Artificial Socrates Logs In

Artificial Socrates Logs In

A face-making application and a little Photoshop bring the Classical Greeks to life.

BY DAN DEWEESE


THIS SUMMER I was cruising the internet for news from the classical world, as one does. (Actually, I teach college for a living, and one of the subjects I cover is the history of rhetoric, so I’m kind of always keeping tabs on new insights into antiquity. Classical sculptures were painted and the Greeks weren’t White, but you already knew that.) I came upon an article about a man who was using a face-creating artificial intelligence application and then some Photoshop tweaking and polishing to create realistic color faces of Roman emperors.

I immediately thought: I use Photoshop. I can tweak and polish. And the face-creating app is free. I am going to do this.

I want to see Socrates.

Here, then, is a marble bust of Socrates from the Louvre:

Socrates_Louvre.jpg

The museum dates this sculpture to the first century and claims it is “perhaps a copy of a lost bronze statue made by Lysippos.” Lysippos was a well-known sculptor in the Classical Greek era, but unfortunately (for my purposes), he was born a few years after Socrates died. So this is Lysippos’s estimation of what Socrates looked like, maybe (hopefully) based on some consulting with older Greeks who knew Socrates, or perhaps informed by some drawings or paintings of Socrates that did not survive antiquity. But it’s what we have to go on.

I then searched the application for the face of an older Greek man, and had the application put the skin and hair tones of the older Greek man on the face of Socrates.

So: sit down. Through the miracle of proprietary algorithms and artificial intelligence, you will now be the first human beings in over 2400 years to gaze upon this face. Without further ado, I give you...Socrates of Athens:

socrates_colorized.jpeg

Not bad, right? I mean, is this actually Socrates? No. But it’s an earnest estimate. I am sharing with you a thinking exercise I shared (remotely, this quarter) with my students. If you are objecting and having But wait, wouldn’t… thoughts right now, yes, I totally agree. This is not the actual Socrates. This is an exercise I did to help me try to think about who these Greeks really were.

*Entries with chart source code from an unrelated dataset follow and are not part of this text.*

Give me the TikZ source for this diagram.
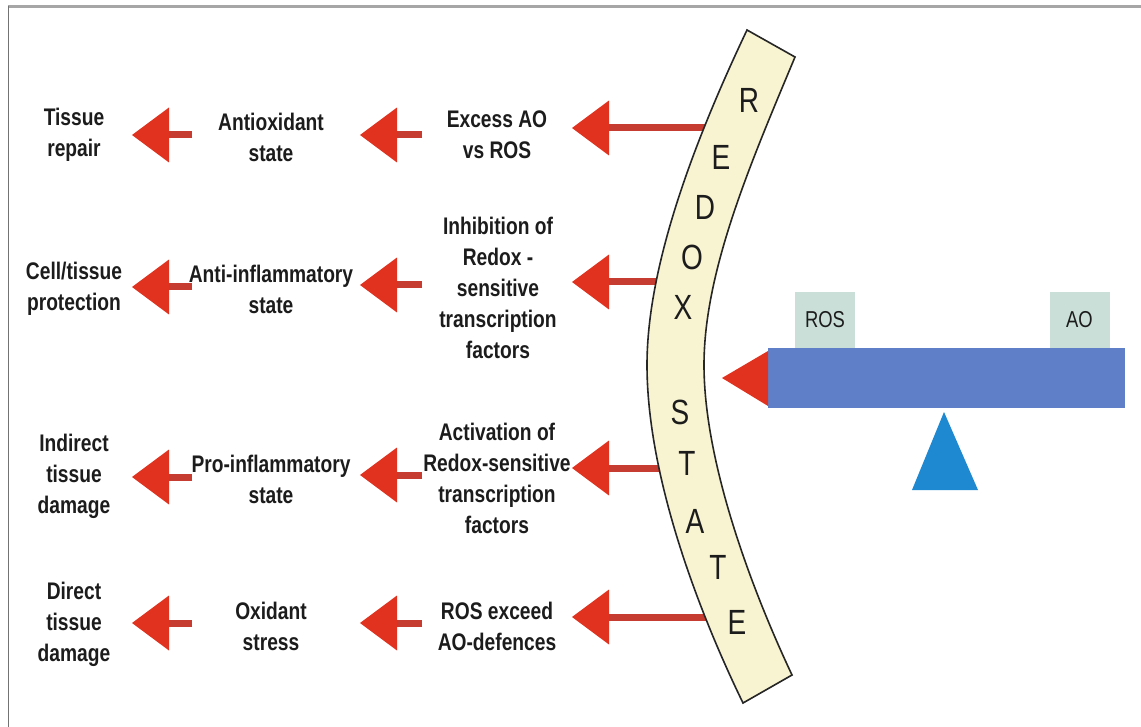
\documentclass[tikz,border=0pt]{standalone}
\usepackage{fontspec}
\setmainfont{Liberation Sans}
\newfontfamily\nar[FakeStretch=0.8]{Liberation Sans}
\usetikzlibrary{arrows.meta}
\definecolor{headred}{HTML}{E0321E}
\definecolor{shaftred}{HTML}{C63C30}
\definecolor{txt}{HTML}{1C1C1C}
\definecolor{bandfill}{HTML}{F8F3D0}
\definecolor{beamblue}{HTML}{5F80C8}
\definecolor{boxteal}{HTML}{C9DFD8}
\definecolor{triblue}{HTML}{1E88D0}
\tikzset{
  lbl/.style={font=\nar\bfseries\fontsize{24}{31}\selectfont, align=center, text=txt, inner sep=0pt},
  bandletter/.style={font=\nar\fontsize{35}{35}\selectfont, text=txt, inner sep=0pt},
  boxlbl/.style={fill=boxteal, font=\nar\fontsize{23}{23}\selectfont, text=txt, inner sep=0pt, minimum width=60pt, minimum height=56pt},
  redarr/.style={draw=shaftred, line width=7pt,
    -{Triangle[length=37pt,width=55pt,color=headred,fill=headred,line width=0pt]}},
}
\begin{document}
\begin{tikzpicture}[x=1pt,y=-1pt]
\useasboundingbox (0,0) rectangle (1141,727);
\fill[white] (0,0) rectangle (1141,727);
% frame
\draw[black!35, line width=3pt] (8,6.5) -- (1141,6.5);
\draw[black!55, line width=1pt] (8.5,6.5) -- (8.5,727);

% text columns
\node[lbl] (c1r1) at (74,135) {Tissue\\repair};
\node[lbl] (c1r2) at (74,289) {Cell/tissue\\protection};
\node[lbl] (c1r3) at (74,476) {Indirect\\tissue\\damage};
\node[lbl] (c1r4) at (74,624) {Direct\\tissue\\damage};

\node[lbl] (c2r1) at (271,137) {Antioxidant\\state};
\node[lbl] (c2r2) at (271,289) {Anti-inflammatory\\state};
\node[lbl] (c2r3) at (271,479) {Pro-inflammatory\\state};
\node[lbl] (c2r4) at (271,626) {Oxidant\\stress};

\node[lbl] (c3r1) at (497,135) {Excess AO\\vs ROS};
\node[lbl] (c3r2) at (498,288) {Inhibition of\\Redox -\\sensitive\\transcription\\factors};
\node[lbl] (c3r3) at (497,478) {Activation of\\Redox-sensitive\\transcription\\factors};
\node[lbl] (c3r4) at (497,626) {ROS exceed\\AO-defences};

% arrow end points
\coordinate (l1s) at (192,135); \coordinate (l1t) at (132,135);
\coordinate (l2s) at (192,287); \coordinate (l2t) at (132,287);
\coordinate (l3s) at (192,477); \coordinate (l3t) at (132,477);
\coordinate (l4s) at (192,623); \coordinate (l4t) at (132,623);
\coordinate (m1s) at (422,135); \coordinate (m1t) at (360,135);
\coordinate (m2s) at (422,285); \coordinate (m2t) at (360,285);
\coordinate (m3s) at (422,475); \coordinate (m3t) at (360,475);
\coordinate (m4s) at (422,623); \coordinate (m4t) at (360,623);
\coordinate (r1s) at (712,128); \coordinate (r1t) at (572,128);
\coordinate (r2s) at (660,282); \coordinate (r2t) at (572,282);
\coordinate (r3s) at (665,468); \coordinate (r3t) at (572,468);
\coordinate (r4s) at (712,617); \coordinate (r4t) at (572,617);

\foreach \r in {1,2,3,4}{
  \draw[redarr] (l\r s) -- (l\r t);
  \draw[redarr] (m\r s) -- (m\r t);
  \draw[redarr] (r\r s) -- (r\r t);
}

% REDOX STATE band
\draw[fill=bandfill, draw=black!85, line width=1.6pt, line join=miter]
  (747,30) .. controls (690,150) and (647,270) .. (647,365)
  .. controls (647,470) and (693,600) .. (743,703)
  -- (792,675)
  .. controls (745,575) and (704,455) .. (704,365)
  .. controls (704,270) and (752,160) .. (795,57)
  -- cycle;
\node[bandletter] (bR) at (749,100) {R};
\node[bandletter] (bE) at (721,157) {E};
\node[bandletter] (bD) at (705,207) {D};
\node[bandletter] (bO) at (692,257) {O};
\node[bandletter] (bX) at (683,307) {X};
\node[bandletter] (bS) at (680,412) {S};
\node[bandletter] (bT) at (687,463) {T};
\node[bandletter] (bA) at (695,521) {A};
\node[bandletter] (bT2) at (718,567) {T};
\node[bandletter] (bE2) at (737,622) {E};

% balance
\node[boxlbl] (ros) at (825,320) {ROS};
\node[boxlbl] (ao) at (1079.5,320) {AO};
\fill[beamblue] (768,348) rectangle (1125,408);
\fill[headred] (722,378) -- (768,351) -- (768,406) -- cycle;
\fill[triblue] (944,412) -- (978,490) -- (912,490) -- cycle;
\end{tikzpicture}
\end{document}
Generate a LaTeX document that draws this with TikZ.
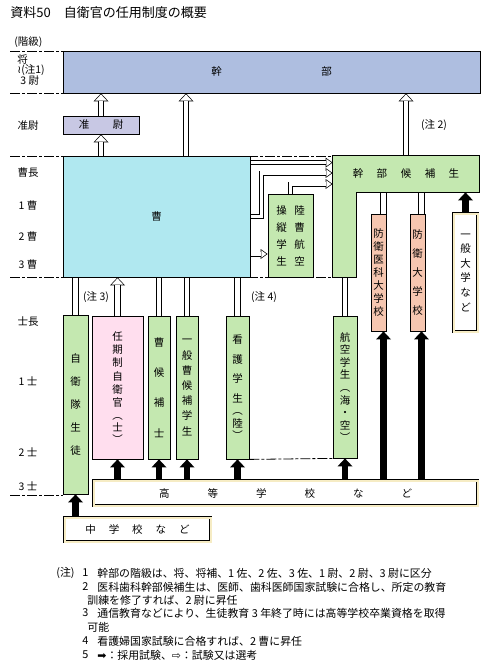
\documentclass[tikz,border=0pt]{standalone}
\usepackage{fontspec}
\setmainfont{Noto Sans CJK JP}
\newfontfamily\arrowfont{DejaVu Sans}
\usetikzlibrary{arrows.meta}
\usetikzlibrary{backgrounds}
\usetikzlibrary{positioning}

\definecolor{kanbucol}{RGB}{174,190,224}
\definecolor{junnicol}{RGB}{200,200,228}
\definecolor{soucol}{RGB}{176,232,240}
\definecolor{greencol}{RGB}{196,232,176}
\definecolor{pinkcol}{RGB}{255,222,238}
\definecolor{salmoncol}{RGB}{246,198,176}
\definecolor{creamcol}{RGB}{246,236,196}

\begin{document}
\begin{tikzpicture}[x=1pt, y=-1pt, line width=0.8pt]
    \tikzstyle{box}=[draw, line width=0.8pt, inner sep=0pt, font=\fontsize{10.5}{12}\selectfont]
    \tikzstyle{dbl}=[draw, line width=0.6pt, double=creamcol, double distance=2pt, fill=white,
                     inner sep=0pt, font=\fontsize{10.5}{12}\selectfont]
    \tikzstyle{rank}=[inner sep=0pt, font=\fontsize{10.5}{12}\selectfont]
    \tikzstyle{note}=[anchor=west, inner sep=0pt, font=\fontsize{10.9}{12}\selectfont]
    \tikzstyle{sep}=[line width=0.8pt, dash pattern=on 10pt off 2pt on 3pt off 2pt]
    \tikzstyle{band}=[double, double distance=4.8pt, line width=0.7pt]
    \tikzstyle{hollow}=[line width=6.2pt, -{Triangle[length=8pt,width=15pt,line width=0pt]},
        postaction={draw=white, line width=4.8pt, shorten >=1pt,
                    -{Triangle[length=6.3pt,width=11.8pt,line width=0pt]}}]
    \tikzstyle{hollowsmall}=[line width=5pt, -{Triangle[length=7pt,width=10pt,line width=0pt]},
        postaction={draw=white, line width=3.6pt, shorten >=1.2pt,
                    -{Triangle[length=5.1pt,width=7.3pt,line width=0pt]}}]
    \tikzstyle{fullarrow}=[line width=6.5pt, -{Triangle[length=8pt,width=15pt,line width=0pt]}]
    \tikzset{vt/.style={align=center, font=\fontsize{10.5}{#1}\selectfont}}
    \useasboundingbox (0,0) rectangle (493,666);

    \node[rank, anchor=west] (title) at (10,13) {\fontsize{13}{14}\selectfont 資料50　自衛官の任用制度の概要};

    % Rank names on the left
    \node[rank, anchor=west] (kaikyu) at (14,42) {(階級)};
    \node[rank, anchor=west] (sho) at (17,60) {将};
    \node[rank, anchor=west] (chu1) at (17,70) {{\arrowfont ≀}(注1)};
    \node[rank, anchor=west] (sani) at (20,81) {3 尉};
    \foreach \y/\t [count=\i] in {126/准尉, 173/曹長, 206/1 曹, 237/2 曹, 265/3 曹,
                                   322/士長, 381/1 士, 452/2 士, 486/3 士}
        \node[rank] (rank\i) at (28,\y) {\t};

    % Upper boxes
    \node[box, fill=kanbucol, minimum width=417pt, minimum height=42pt] (kanbu) at (271.5,72) {幹\hspace{99.5pt}部};
    \node[box, fill=junnicol, minimum width=76pt, minimum height=18pt] (junni) at (101,125) {准\hspace{23.5pt}尉};
    \node[box, fill=soucol, minimum width=187pt, minimum height=121pt] (sou) at (156.5,216.5) {曹};
    \node[inner sep=0pt, fill=greencol, minimum width=23pt, minimum height=97pt] (kankoleg) at (344.5,228.5) {};
    \node[inner sep=0pt, fill=greencol, minimum width=146pt, minimum height=36pt, font=\fontsize{10.5}{12}\selectfont]
        (kanko) at (406,174) {幹\hspace{13.5pt}部\hspace{13.5pt}候\hspace{13.5pt}補\hspace{13.5pt}生};
    \draw (kanko.north west) -- (kanko.north east) -- (kanko.south east) -- (kankoleg.east |- kanko.south)
        -- (kankoleg.south east) -- (kankoleg.south west) -- cycle;
    \node[box, fill=greencol, minimum width=45pt, minimum height=83pt, vt=17] (rikuso) at (290.5,235.5)
        {操\hspace{7.5pt}陸\\縦\hspace{7.5pt}曹\\学\hspace{7.5pt}航\\生\hspace{7.5pt}空};
    \node[box, fill=salmoncol, minimum width=15pt, minimum height=117pt, vt=13] (bouika) at (378.5,272.5) {防\\衛\\医\\科\\大\\学\\校};
    \node[box, fill=salmoncol, minimum width=15pt, minimum height=117pt, vt=19] (boudai) at (417.5,272.5) {防\\衛\\大\\学\\校};
    \node[dbl, minimum width=24pt, minimum height=118pt, vt=14.6] (ippan) at (465.5,272.5) {一\\般\\大\\学\\な\\ど};

    % Lower boxes
    \node[box, fill=greencol, minimum width=25pt, minimum height=179pt, vt=23] (seito) at (75.5,404.5) {自\\衛\\隊\\生\\徒};
    \node[box, fill=pinkcol, minimum width=51pt, minimum height=143pt, vt=13.3] (ninki) at (117.5,387.5)
        {任\\期\\制\\自\\衛\\官\\[-1pt]︵\\[-1pt]士\\[-1pt]︶};
    \node[box, fill=greencol, minimum width=22pt, minimum height=143pt, vt=30.3] (sokoho) at (159,387.5) {曹\\候\\補\\士};
    \node[box, fill=greencol, minimum width=22pt, minimum height=143pt, vt=15.2] (ippanso) at (187,387.5) {一\\般\\曹\\候\\補\\学\\生};
    \node[box, fill=greencol, minimum width=23pt, minimum height=143pt, vt=19.5] (kango) at (237.5,387.5)
        {看\\護\\学\\生\\[-7pt]︵\\[-7pt]陸\\[-7pt]︶};
    \node[box, fill=greencol, minimum width=24pt, minimum height=142pt, vt=12.6] (koku) at (345,387)
        {航\\空\\学\\生\\︵\\海\\・\\空\\︶};
    \node[dbl, minimum width=384pt, minimum height=25pt] (koko) at (285.5,493)
        {高\hspace{38pt}等\hspace{38pt}学\hspace{38pt}校\hspace{38pt}な\hspace{38pt}ど};
    \node[dbl, minimum width=146pt, minimum height=24pt] (chugaku) at (137.5,529.5)
        {中\hspace{13pt}学\hspace{13pt}校\hspace{13pt}な\hspace{13pt}ど};

    \node[rank] (chu2) at (434,125) {(注 2)};
    \node[rank] (chu3) at (96,297) {(注 3)};
    \node[rank] (chu4) at (264,297) {(注 4)};

    \begin{scope}[on background layer]
        % rank lines
        \foreach \y in {51,93,495}
            \draw[sep] (10,\y) -- (63,\y);
        \foreach \y in {156,277}
            \draw[sep] (10,\y) -- (356,\y);
        \draw[sep] (kango.south east) -- (koku.south west);
        % test or selection
        \draw[hollow] (junni.north) -- (junni.north |- kanbu.south);
        \draw[hollow] (junni.south |- sou.north) -- (junni.south);
        \draw[hollow] ([xshift=29.5pt]sou.north) -- ([xshift=29.5pt]sou.north |- kanbu.south);
        \draw[hollow] (kanko.north) -- (kanko.north |- kanbu.south);
        \draw[hollow] (ninki.north) -- (ninki.north |- sou.south);
        \draw[hollowsmall] ([yshift=-7pt]sou.north east) -- ([yshift=-7pt]sou.north east -| kanko.west);
        \draw[hollowsmall] (sou.east) -- ++(11,0) |- ([yshift=1pt]kanko.west);
        \draw[hollowsmall] (rikuso.north) |- ([yshift=-10pt]kanko.west);
        \draw[hollowsmall] ([yshift=-37.5pt]sou.east) -- ([yshift=-37.5pt]sou.east -| rikuso.west);
        \foreach \n in {seito, sokoho, ippanso, kango}
            \draw[band] (\n.north) -- (\n.north |- sou.south);
        \draw[band] (koku.north) -- (koku.north |- kankoleg.south);
        \draw[band] ([xshift=5pt]bouika.north) -- ([xshift=5pt]bouika.north |- kanko.south);
        \draw[band] ([xshift=4pt]boudai.north) -- ([xshift=4pt]boudai.north |- kanko.south);
        % entrance examination
        \foreach \n in {ninki, sokoho, ippanso, kango, koku}
            \draw[fullarrow] (\n.south |- koko.north) -- (\n.south);
        \draw[fullarrow] ([xshift=5pt]bouika.south |- koko.north) -- ([xshift=5pt]bouika.south);
        \draw[fullarrow] ([xshift=4pt]boudai.south |- koko.north) -- ([xshift=4pt]boudai.south);
        \draw[fullarrow] (ippan.north) -- (ippan.north |- kanko.south);
        \draw[fullarrow] (seito.south |- chugaku.north) -- (seito.south);
    \end{scope}

    % Notes
    \node[note] (nh) at (56,573) {(注)};
    \foreach \y/\n in {573/1, 587/2, 613/3, 641/4, 655/5}
        \node[note] (num\n) at (82,\y) {\n};
    \node[note] (t1) at (97,573) {幹部の階級は、将、将補、1 佐、2 佐、3 佐、1 尉、2 尉、3 尉に区分};
    \node[note] (t2) at (97,587) {医科歯科幹部候補生は、医師、歯科医師国家試験に合格し、所定の教育};
    \node[note] (t2b) at (87,600) {訓練を修了すれば、2 尉に昇任};
    \node[note] (t3) at (97,613) {通信教育などにより、生徒教育 3 年終了時には高等学校卒業資格を取得};
    \node[note] (t3b) at (87,627) {可能};
    \node[note] (t4) at (97,641) {看護婦国家試験に合格すれば、2 曹に昇任};
    \node[note] (t5) at (97,655) {{\arrowfont ➡}：採用試験、{\arrowfont ⇨}：試験又は選考};
\end{tikzpicture}
\end{document}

Here is a marble bust of Plato held in the Musei Capitolini in Rome:

plato.jpg

The only information on this I can find (when working quickly on a weekday) is that the museum feels this bust is a copy of an “original of the 4th century BCE.” That implies that the original was possibly sculpted during Plato’s lifetime, so maybe this is an okay model to work from.

I had the face-generating application apply the skin and hair tones of an older Greek man to the bust of Plato. From the depths of time, I give you: Plato.

plato_colorized.jpeg

Our class won’t move on to reading any Aristotle for a couple more weeks, but I see no reason not to invite him to this (virtual) party. Below, we’re looking at the work of Lysippos again:

Aristotle_Altemps.jpg

This piece is actually described as a “Roman copy after a Greek bronze original by Lysippos.” (The colored mantle was added later.) Lysippos was alive at the same time as Aristotle, though, and knew him. So if this is a faithful copy, we might be able to look at it with a little more confidence than the bust of Socrates.

I asked the application to give Marble Aristotle skin and hair. Somewhere in the underworld/afterlife Alexander the Great’s teacher felt a tug on his cloak as he was pulled back into the light of this world:

aristotle_colorized.jpeg

Again: is this truly what these three Greek philosophers/teachers/rhetoricians looked like? No. These can only be the vaguest of (virtual) sketches. The most obvious problem is that all three men have roughly the same beard. And I couldn’t figure out a way to get the application to create thick or curly hair. But these three human beings that we know only as names or austere stone sculptures did, at certain points in history, walk the streets of Athens, arguing about how to live.